Japan appears to be doing as much to adorn our lawns and gardens as our drawing-rooms; and from this and other foreign lands much that is beautiful or curious is coming annually to our shores. At the same time I was convinced of the wisdom of Mr. Fuller’s appreciation of our native trees. In few instances should we have to go far from home to find nearly all that we wanted in beautiful variety—maples, dogwoods, scarlet and chestnut oaks, the liquid-amber, the whitewood or tulip-tree, white birch, and horn-beam, or the hop-tree; not to speak of the evergreens and shrubs indigenous to our forests. Perhaps it is not generally known that the persimmon, so well remembered by old campaigners in Virginia, will grow readily in this latitude. There are forests of this tree around Paterson, N. J., and it has been known to endure twenty-seven degrees below zero. It is a handsome tree at any season, and its fruit in November caused much straggling from our line of march in the South. Then there is our clean-boled, graceful beech, whose smooth white bark has received so many tender confidences. In the neighborhood of a village you will rarely find one of these trees whereon is not linked the names of lovers that have sat beneath the shade. Indeed I have found mementoes of trysts or rambles deep in the forest of which the faithful beech has kept the record until the lovers were old or dead. On an immense old beech in Tennessee there is an inscription which, while it suggests a hug, presents to the fancy an experience remote from a lover’s embrace. It reads, “D. Boone cilled bar on tree.”
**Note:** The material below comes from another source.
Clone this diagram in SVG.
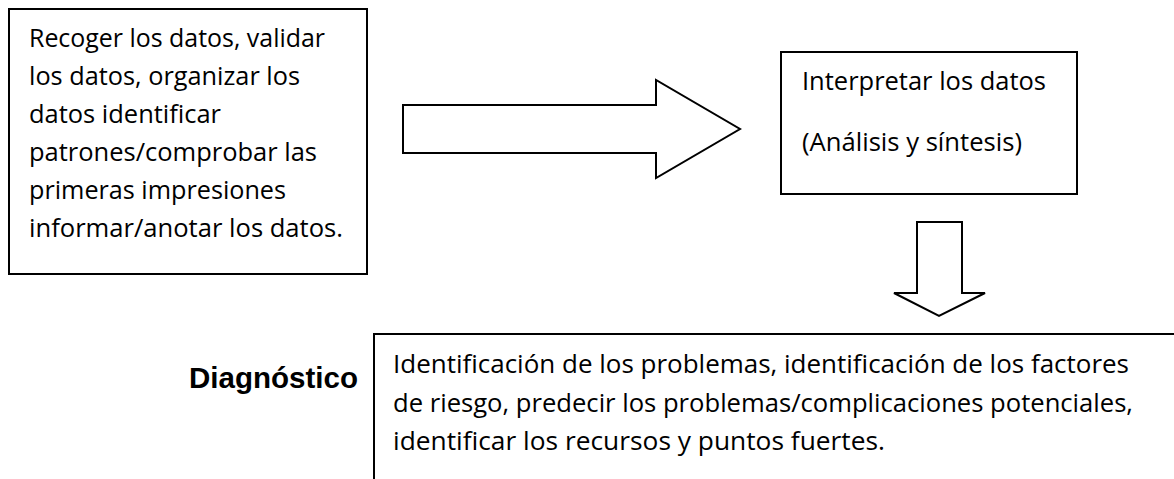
<svg xmlns="http://www.w3.org/2000/svg" width="1174" height="479" viewBox="0 0 1174 479">
<style>
.box{fill:#fff;stroke:#000;stroke-width:2}
.arrow{fill:#fff;stroke:#000;stroke-width:2;stroke-linejoin:miter}
.t{font-family:"Open Sans","Noto Sans","Liberation Sans",sans-serif;font-size:25px;fill:#000}
.b{font-family:"Liberation Sans",Arial,sans-serif;font-size:29.5px;font-weight:bold;fill:#000}
</style>
<rect width="1174" height="479" fill="#fff"/>
<g id="recoger">
<rect class="box" x="9" y="9" width="358" height="265"/>
<text class="t" x="29" y="47" textLength="296" lengthAdjust="spacingAndGlyphs">Recoger los datos, validar</text>
<text class="t" x="29" y="85" textLength="271" lengthAdjust="spacingAndGlyphs">los datos, organizar los</text>
<text class="t" x="29" y="123" textLength="192" lengthAdjust="spacingAndGlyphs">datos identificar</text>
<text class="t" x="29" y="161" textLength="288" lengthAdjust="spacingAndGlyphs">patrones/comprobar las</text>
<text class="t" x="29" y="199" textLength="257" lengthAdjust="spacingAndGlyphs">primeras impresiones</text>
<text class="t" x="29" y="237" textLength="314" lengthAdjust="spacingAndGlyphs">informar/anotar los datos.</text>
</g>
<g id="interpretar">
<rect class="box" x="781" y="52" width="296" height="142"/>
<text class="t" x="802" y="90" textLength="244" lengthAdjust="spacingAndGlyphs">Interpretar los datos</text>
<text class="t" x="802" y="151" textLength="220" lengthAdjust="spacingAndGlyphs">(Análisis y síntesis)</text>
</g>
<g id="diagnostico-label">
<text class="b" x="189" y="388" textLength="169" lengthAdjust="spacingAndGlyphs">Diagnóstico</text>
</g>
<g id="diagnostico">
<rect class="box" x="374" y="334" width="820" height="200"/>
<text class="t" x="393" y="373" textLength="736" lengthAdjust="spacingAndGlyphs">Identificación de los problemas, identificación de los factores</text>
<text class="t" x="393" y="412" textLength="740" lengthAdjust="spacingAndGlyphs">de riesgo, predecir los problemas/complicaciones potenciales,</text>
<text class="t" x="393" y="450" textLength="492" lengthAdjust="spacingAndGlyphs">identificar los recursos y puntos fuertes.</text>
</g>
<g id="connectors">
<polygon class="arrow" points="403,105 656,105 656,80 740,129 656,178 656,153 403,153"/>
<polygon class="arrow" points="917,222 962,222 962,293 985,293 939,316 894,293 917,293"/>
</g>
</svg>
There is one objection to the beech which also lies against the white oak—it does not drop its leaves within the space of a few autumn days. The bleached foliage is falling all winter long, thus giving the ground near an untidy aspect. With some, the question of absolute neatness is paramount; with others, leaves are clean dirt, and their rustle in the wind does not cease to be music even after they have fallen.
Speaking of native trees and shrubs, we shall do well to use our eyes carefully during our summer walks and drives; for if we do, we can scarcely fail to fall in love with types and varieties growing wild. They will thrive just as well on the acre if properly removed. In a sense they bring the forest with them, and open vistas at our door deep into the heart of Nature. The tree is not only a thing of beauty in itself, but it represents to the fancy all its wild haunts the world over.
In gratifying our taste for native trees we need not confine ourselves to those indigenous to our own locality. From the nurseries we can obtain specimens that beautify other regions of our broad land; as, for instance, the Kentucky yellow-wood, the papaw, the Judas-tree, and, in the latitude of New Jersey and southward, the holly.